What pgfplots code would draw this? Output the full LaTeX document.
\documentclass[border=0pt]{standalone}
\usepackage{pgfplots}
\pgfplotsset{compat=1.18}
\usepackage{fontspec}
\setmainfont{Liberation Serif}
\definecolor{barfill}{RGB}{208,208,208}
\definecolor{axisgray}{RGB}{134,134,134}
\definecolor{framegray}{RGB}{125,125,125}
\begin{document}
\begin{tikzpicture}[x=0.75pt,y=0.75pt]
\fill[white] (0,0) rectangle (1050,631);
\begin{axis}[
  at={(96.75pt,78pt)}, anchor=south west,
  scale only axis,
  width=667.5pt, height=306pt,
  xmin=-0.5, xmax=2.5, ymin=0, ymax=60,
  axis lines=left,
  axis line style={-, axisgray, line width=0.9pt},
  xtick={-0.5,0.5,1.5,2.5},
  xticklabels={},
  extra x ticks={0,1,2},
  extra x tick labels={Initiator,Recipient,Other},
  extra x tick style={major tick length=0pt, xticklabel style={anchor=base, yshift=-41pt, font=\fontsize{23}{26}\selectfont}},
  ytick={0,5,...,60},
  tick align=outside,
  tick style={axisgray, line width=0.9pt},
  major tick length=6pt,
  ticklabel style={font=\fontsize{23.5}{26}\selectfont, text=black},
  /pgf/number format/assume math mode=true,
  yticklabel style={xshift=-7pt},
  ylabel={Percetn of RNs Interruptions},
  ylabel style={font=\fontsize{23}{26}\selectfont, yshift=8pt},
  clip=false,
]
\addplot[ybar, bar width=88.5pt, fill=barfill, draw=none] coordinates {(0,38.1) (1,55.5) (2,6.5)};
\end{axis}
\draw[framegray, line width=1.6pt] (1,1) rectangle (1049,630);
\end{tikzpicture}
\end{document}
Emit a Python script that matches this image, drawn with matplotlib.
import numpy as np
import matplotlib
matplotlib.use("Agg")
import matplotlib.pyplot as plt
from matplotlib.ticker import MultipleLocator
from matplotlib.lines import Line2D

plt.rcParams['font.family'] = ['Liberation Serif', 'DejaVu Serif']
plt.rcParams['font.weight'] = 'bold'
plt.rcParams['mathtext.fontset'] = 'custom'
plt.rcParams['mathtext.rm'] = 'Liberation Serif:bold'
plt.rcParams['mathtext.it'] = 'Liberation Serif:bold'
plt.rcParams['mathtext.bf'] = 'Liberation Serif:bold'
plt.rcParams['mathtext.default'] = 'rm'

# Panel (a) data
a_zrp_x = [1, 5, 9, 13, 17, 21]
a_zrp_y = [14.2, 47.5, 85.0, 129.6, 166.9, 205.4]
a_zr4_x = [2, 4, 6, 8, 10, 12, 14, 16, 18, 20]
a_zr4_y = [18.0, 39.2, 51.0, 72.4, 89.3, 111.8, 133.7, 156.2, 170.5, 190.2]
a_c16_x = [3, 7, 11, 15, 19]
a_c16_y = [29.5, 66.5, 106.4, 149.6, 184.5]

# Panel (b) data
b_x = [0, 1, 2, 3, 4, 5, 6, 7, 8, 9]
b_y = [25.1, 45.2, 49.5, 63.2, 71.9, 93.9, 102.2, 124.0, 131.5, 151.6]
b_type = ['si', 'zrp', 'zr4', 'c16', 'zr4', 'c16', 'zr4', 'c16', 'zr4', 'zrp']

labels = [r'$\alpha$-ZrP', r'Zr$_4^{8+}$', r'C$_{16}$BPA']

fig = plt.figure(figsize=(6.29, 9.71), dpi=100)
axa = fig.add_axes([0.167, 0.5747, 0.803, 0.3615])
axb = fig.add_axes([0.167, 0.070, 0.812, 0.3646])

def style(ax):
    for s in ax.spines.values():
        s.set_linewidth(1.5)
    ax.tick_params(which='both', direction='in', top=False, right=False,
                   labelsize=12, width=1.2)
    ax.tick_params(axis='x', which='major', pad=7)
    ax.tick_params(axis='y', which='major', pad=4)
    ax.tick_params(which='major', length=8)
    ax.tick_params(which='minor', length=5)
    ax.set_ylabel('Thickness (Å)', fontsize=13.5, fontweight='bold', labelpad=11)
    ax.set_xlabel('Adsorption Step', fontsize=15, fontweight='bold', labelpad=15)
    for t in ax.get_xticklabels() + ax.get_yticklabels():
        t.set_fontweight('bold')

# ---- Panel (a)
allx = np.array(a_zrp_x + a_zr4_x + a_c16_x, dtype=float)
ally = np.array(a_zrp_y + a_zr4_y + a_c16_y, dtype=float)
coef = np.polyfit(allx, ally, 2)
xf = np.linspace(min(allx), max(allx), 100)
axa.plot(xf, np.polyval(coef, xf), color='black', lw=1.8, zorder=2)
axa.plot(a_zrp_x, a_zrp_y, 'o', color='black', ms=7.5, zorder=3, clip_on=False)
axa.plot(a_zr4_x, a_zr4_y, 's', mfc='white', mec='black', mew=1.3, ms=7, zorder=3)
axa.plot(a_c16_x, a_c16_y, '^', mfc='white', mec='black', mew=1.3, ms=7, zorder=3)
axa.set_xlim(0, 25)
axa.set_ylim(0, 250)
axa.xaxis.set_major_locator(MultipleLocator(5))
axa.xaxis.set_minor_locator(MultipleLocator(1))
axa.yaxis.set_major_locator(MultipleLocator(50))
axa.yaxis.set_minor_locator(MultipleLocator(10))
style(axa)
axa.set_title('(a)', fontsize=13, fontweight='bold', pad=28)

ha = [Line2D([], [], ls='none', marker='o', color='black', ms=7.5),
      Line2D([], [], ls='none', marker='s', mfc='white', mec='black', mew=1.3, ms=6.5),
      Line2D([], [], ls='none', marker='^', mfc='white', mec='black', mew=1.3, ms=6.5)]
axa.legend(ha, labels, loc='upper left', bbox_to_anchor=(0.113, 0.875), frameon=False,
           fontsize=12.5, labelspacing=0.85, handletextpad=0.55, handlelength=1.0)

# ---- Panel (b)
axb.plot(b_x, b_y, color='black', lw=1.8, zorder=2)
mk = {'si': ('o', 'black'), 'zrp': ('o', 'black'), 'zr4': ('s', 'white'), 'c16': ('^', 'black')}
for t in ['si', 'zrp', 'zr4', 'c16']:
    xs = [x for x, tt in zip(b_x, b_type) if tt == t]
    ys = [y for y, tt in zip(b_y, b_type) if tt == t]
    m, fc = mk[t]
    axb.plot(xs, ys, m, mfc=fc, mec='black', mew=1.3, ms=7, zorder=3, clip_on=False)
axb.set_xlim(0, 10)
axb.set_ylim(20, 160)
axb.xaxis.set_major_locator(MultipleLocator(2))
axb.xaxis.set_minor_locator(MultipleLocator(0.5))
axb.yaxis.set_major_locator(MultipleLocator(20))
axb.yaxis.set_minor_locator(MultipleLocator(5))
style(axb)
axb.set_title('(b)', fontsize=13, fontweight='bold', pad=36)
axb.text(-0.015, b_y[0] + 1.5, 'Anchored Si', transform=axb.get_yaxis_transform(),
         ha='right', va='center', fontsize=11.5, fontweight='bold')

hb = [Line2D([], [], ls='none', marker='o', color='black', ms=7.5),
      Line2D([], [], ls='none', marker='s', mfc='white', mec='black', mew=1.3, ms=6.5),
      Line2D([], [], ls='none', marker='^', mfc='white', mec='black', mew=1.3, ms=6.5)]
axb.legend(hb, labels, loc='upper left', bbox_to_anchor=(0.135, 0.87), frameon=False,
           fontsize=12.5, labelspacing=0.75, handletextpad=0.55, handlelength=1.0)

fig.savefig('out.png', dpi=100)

▶ [EXERCISE AIM]: Transcribe precisely the lines between the one that contains "Emit a Python" and the one that contains "axb = fig.add_axes([0.167, 0.070, 0.812, 0.3646])", counting those two lines as part of the range.

▶ [RESPONSE TO THE TASK]:
Emit a Python script that matches this image, drawn with matplotlib.
import numpy as np
import matplotlib
matplotlib.use("Agg")
import matplotlib.pyplot as plt
from matplotlib.ticker import MultipleLocator
from matplotlib.lines import Line2D

plt.rcParams['font.family'] = ['Liberation Serif', 'DejaVu Serif']
plt.rcParams['font.weight'] = 'bold'
plt.rcParams['mathtext.fontset'] = 'custom'
plt.rcParams['mathtext.rm'] = 'Liberation Serif:bold'
plt.rcParams['mathtext.it'] = 'Liberation Serif:bold'
plt.rcParams['mathtext.bf'] = 'Liberation Serif:bold'
plt.rcParams['mathtext.default'] = 'rm'

# Panel (a) data
a_zrp_x = [1, 5, 9, 13, 17, 21]
a_zrp_y = [14.2, 47.5, 85.0, 129.6, 166.9, 205.4]
a_zr4_x = [2, 4, 6, 8, 10, 12, 14, 16, 18, 20]
a_zr4_y = [18.0, 39.2, 51.0, 72.4, 89.3, 111.8, 133.7, 156.2, 170.5, 190.2]
a_c16_x = [3, 7, 11, 15, 19]
a_c16_y = [29.5, 66.5, 106.4, 149.6, 184.5]

# Panel (b) data
b_x = [0, 1, 2, 3, 4, 5, 6, 7, 8, 9]
b_y = [25.1, 45.2, 49.5, 63.2, 71.9, 93.9, 102.2, 124.0, 131.5, 151.6]
b_type = ['si', 'zrp', 'zr4', 'c16', 'zr4', 'c16', 'zr4', 'c16', 'zr4', 'zrp']

labels = [r'$\alpha$-ZrP', r'Zr$_4^{8+}$', r'C$_{16}$BPA']

fig = plt.figure(figsize=(6.29, 9.71), dpi=100)
axa = fig.add_axes([0.167, 0.5747, 0.803, 0.3615])
axb = fig.add_axes([0.167, 0.070, 0.812, 0.3646])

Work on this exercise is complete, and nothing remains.